DATA SUPPLIED:

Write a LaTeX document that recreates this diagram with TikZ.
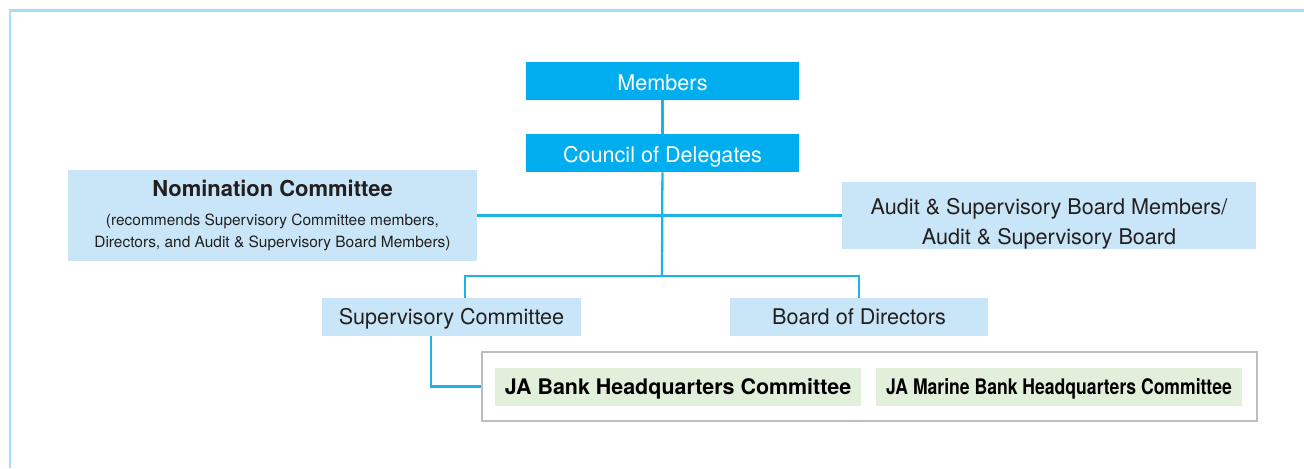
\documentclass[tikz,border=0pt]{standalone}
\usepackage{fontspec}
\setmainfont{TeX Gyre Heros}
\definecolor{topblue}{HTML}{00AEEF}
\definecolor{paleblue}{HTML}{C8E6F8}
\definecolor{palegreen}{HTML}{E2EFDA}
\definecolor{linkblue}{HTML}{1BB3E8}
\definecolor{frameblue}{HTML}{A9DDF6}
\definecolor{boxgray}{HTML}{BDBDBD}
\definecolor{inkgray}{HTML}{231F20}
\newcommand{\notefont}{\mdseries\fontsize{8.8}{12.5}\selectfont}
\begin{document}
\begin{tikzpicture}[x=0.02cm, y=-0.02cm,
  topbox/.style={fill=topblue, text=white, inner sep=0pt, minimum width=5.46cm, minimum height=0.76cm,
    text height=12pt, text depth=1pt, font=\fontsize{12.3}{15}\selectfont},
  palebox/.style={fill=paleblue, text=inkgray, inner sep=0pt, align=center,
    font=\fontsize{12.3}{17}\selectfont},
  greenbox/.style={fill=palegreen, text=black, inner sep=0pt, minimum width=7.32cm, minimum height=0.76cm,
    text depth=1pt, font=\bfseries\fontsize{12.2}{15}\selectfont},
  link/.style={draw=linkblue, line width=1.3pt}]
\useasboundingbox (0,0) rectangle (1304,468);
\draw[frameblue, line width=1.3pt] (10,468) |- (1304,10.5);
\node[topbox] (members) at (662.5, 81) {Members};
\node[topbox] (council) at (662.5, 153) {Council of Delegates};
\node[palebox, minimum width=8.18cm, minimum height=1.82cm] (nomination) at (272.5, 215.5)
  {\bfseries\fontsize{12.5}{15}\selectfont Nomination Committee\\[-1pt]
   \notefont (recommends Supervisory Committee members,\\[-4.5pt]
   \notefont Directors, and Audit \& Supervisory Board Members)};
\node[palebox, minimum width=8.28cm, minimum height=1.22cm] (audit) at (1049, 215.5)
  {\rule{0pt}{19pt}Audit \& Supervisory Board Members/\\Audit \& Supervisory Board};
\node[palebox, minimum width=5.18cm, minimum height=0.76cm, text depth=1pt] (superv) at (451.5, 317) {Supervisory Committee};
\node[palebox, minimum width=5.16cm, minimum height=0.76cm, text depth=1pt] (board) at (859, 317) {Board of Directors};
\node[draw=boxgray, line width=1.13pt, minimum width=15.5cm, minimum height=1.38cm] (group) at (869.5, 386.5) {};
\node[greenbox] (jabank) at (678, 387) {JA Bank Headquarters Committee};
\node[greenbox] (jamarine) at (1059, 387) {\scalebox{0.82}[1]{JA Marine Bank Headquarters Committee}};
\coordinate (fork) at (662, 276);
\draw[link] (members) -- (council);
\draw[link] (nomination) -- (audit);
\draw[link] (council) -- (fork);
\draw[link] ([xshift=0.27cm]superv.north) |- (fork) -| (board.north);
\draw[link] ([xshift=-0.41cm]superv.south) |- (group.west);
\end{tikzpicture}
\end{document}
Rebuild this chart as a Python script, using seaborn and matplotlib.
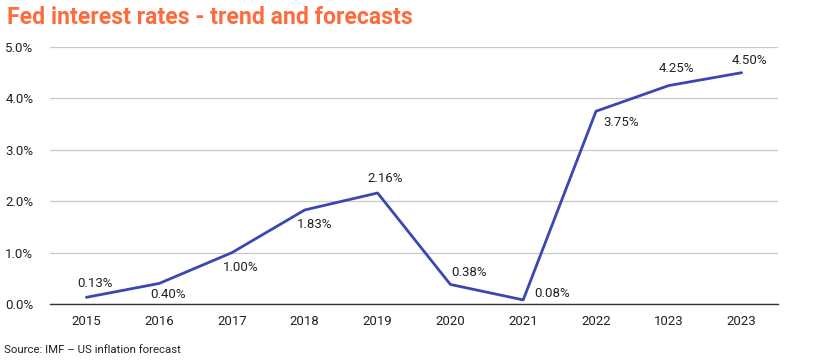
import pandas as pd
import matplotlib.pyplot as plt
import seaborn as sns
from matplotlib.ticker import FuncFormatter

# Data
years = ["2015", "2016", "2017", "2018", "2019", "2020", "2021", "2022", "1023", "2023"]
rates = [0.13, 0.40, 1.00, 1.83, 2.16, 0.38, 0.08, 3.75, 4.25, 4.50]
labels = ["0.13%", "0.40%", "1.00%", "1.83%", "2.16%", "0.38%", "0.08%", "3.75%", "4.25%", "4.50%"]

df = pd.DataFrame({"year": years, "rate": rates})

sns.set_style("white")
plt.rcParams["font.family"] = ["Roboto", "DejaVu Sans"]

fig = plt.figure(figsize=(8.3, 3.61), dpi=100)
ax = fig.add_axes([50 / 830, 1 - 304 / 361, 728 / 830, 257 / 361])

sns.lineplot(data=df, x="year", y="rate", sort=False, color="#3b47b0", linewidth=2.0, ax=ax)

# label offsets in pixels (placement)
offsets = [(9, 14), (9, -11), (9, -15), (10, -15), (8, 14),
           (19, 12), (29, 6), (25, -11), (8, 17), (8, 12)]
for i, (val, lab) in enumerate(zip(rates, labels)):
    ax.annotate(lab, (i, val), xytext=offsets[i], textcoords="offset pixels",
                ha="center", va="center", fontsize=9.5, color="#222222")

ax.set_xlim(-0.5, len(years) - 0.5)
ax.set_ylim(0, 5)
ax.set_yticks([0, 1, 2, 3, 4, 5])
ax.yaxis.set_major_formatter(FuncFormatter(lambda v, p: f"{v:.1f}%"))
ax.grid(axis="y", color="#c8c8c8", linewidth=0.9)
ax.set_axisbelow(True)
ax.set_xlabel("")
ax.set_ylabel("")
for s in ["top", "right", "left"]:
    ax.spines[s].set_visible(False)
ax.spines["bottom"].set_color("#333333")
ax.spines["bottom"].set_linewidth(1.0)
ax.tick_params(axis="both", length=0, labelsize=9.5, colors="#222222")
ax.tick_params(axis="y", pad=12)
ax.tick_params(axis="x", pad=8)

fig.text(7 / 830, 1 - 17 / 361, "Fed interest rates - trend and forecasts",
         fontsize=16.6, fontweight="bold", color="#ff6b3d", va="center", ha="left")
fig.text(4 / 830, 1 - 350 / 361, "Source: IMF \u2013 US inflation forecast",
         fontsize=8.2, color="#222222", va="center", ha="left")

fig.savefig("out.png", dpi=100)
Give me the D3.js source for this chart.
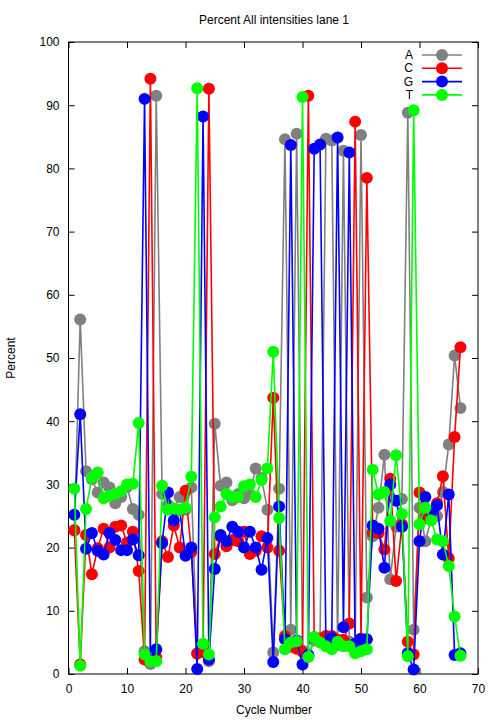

OBJECTIVE:
Ignore the images and quote every line of the listing exactly.

SOLUTION TO THE EXERCISE:
Write a LaTeX document that recreates this diagram with TikZ.
\documentclass[tikz,border=0pt]{standalone}
\usepackage{fontspec}
\setmainfont{TeX Gyre Heros}
\definecolor{topblue}{HTML}{00AEEF}
\definecolor{paleblue}{HTML}{C8E6F8}
\definecolor{palegreen}{HTML}{E2EFDA}
\definecolor{linkblue}{HTML}{1BB3E8}
\definecolor{frameblue}{HTML}{A9DDF6}
\definecolor{boxgray}{HTML}{BDBDBD}
\definecolor{inkgray}{HTML}{231F20}
\newcommand{\notefont}{\mdseries\fontsize{8.8}{12.5}\selectfont}
\begin{document}
\begin{tikzpicture}[x=0.02cm, y=-0.02cm,
  topbox/.style={fill=topblue, text=white, inner sep=0pt, minimum width=5.46cm, minimum height=0.76cm,
    text height=12pt, text depth=1pt, font=\fontsize{12.3}{15}\selectfont},
  palebox/.style={fill=paleblue, text=inkgray, inner sep=0pt, align=center,
    font=\fontsize{12.3}{17}\selectfont},
  greenbox/.style={fill=palegreen, text=black, inner sep=0pt, minimum width=7.32cm, minimum height=0.76cm,
    text depth=1pt, font=\bfseries\fontsize{12.2}{15}\selectfont},
  link/.style={draw=linkblue, line width=1.3pt}]
\useasboundingbox (0,0) rectangle (1304,468);
\draw[frameblue, line width=1.3pt] (10,468) |- (1304,10.5);
\node[topbox] (members) at (662.5, 81) {Members};
\node[topbox] (council) at (662.5, 153) {Council of Delegates};
\node[palebox, minimum width=8.18cm, minimum height=1.82cm] (nomination) at (272.5, 215.5)
  {\bfseries\fontsize{12.5}{15}\selectfont Nomination Committee\\[-1pt]
   \notefont (recommends Supervisory Committee members,\\[-4.5pt]
   \notefont Directors, and Audit \& Supervisory Board Members)};
\node[palebox, minimum width=8.28cm, minimum height=1.22cm] (audit) at (1049, 215.5)
  {\rule{0pt}{19pt}Audit \& Supervisory Board Members/\\Audit \& Supervisory Board};
\node[palebox, minimum width=5.18cm, minimum height=0.76cm, text depth=1pt] (superv) at (451.5, 317) {Supervisory Committee};
\node[palebox, minimum width=5.16cm, minimum height=0.76cm, text depth=1pt] (board) at (859, 317) {Board of Directors};
\node[draw=boxgray, line width=1.13pt, minimum width=15.5cm, minimum height=1.38cm] (group) at (869.5, 386.5) {};
\node[greenbox] (jabank) at (678, 387) {JA Bank Headquarters Committee};
\node[greenbox] (jamarine) at (1059, 387) {\scalebox{0.82}[1]{JA Marine Bank Headquarters Committee}};
\coordinate (fork) at (662, 276);
\draw[link] (members) -- (council);
\draw[link] (nomination) -- (audit);
\draw[link] (council) -- (fork);
\draw[link] ([xshift=0.27cm]superv.north) |- (fork) -| (board.north);
\draw[link] ([xshift=-0.41cm]superv.south) |- (group.west);
\end{tikzpicture}
\end{document}
Rebuild this chart as a Python script, using seaborn and matplotlib.
import pandas as pd
import matplotlib.pyplot as plt
import seaborn as sns
from matplotlib.ticker import FuncFormatter

# Data
years = ["2015", "2016", "2017", "2018", "2019", "2020", "2021", "2022", "1023", "2023"]
rates = [0.13, 0.40, 1.00, 1.83, 2.16, 0.38, 0.08, 3.75, 4.25, 4.50]
labels = ["0.13%", "0.40%", "1.00%", "1.83%", "2.16%", "0.38%", "0.08%", "3.75%", "4.25%", "4.50%"]

df = pd.DataFrame({"year": years, "rate": rates})

sns.set_style("white")
plt.rcParams["font.family"] = ["Roboto", "DejaVu Sans"]

fig = plt.figure(figsize=(8.3, 3.61), dpi=100)
ax = fig.add_axes([50 / 830, 1 - 304 / 361, 728 / 830, 257 / 361])

sns.lineplot(data=df, x="year", y="rate", sort=False, color="#3b47b0", linewidth=2.0, ax=ax)

# label offsets in pixels (placement)
offsets = [(9, 14), (9, -11), (9, -15), (10, -15), (8, 14),
           (19, 12), (29, 6), (25, -11), (8, 17), (8, 12)]
for i, (val, lab) in enumerate(zip(rates, labels)):
    ax.annotate(lab, (i, val), xytext=offsets[i], textcoords="offset pixels",
                ha="center", va="center", fontsize=9.5, color="#222222")

ax.set_xlim(-0.5, len(years) - 0.5)
ax.set_ylim(0, 5)
ax.set_yticks([0, 1, 2, 3, 4, 5])
ax.yaxis.set_major_formatter(FuncFormatter(lambda v, p: f"{v:.1f}%"))
ax.grid(axis="y", color="#c8c8c8", linewidth=0.9)
ax.set_axisbelow(True)
ax.set_xlabel("")
ax.set_ylabel("")
for s in ["top", "right", "left"]:
    ax.spines[s].set_visible(False)
ax.spines["bottom"].set_color("#333333")
ax.spines["bottom"].set_linewidth(1.0)
ax.tick_params(axis="both", length=0, labelsize=9.5, colors="#222222")
ax.tick_params(axis="y", pad=12)
ax.tick_params(axis="x", pad=8)

fig.text(7 / 830, 1 - 17 / 361, "Fed interest rates - trend and forecasts",
         fontsize=16.6, fontweight="bold", color="#ff6b3d", va="center", ha="left")
fig.text(4 / 830, 1 - 350 / 361, "Source: IMF \u2013 US inflation forecast",
         fontsize=8.2, color="#222222", va="center", ha="left")

fig.savefig("out.png", dpi=100)
Give me the D3.js source for this chart.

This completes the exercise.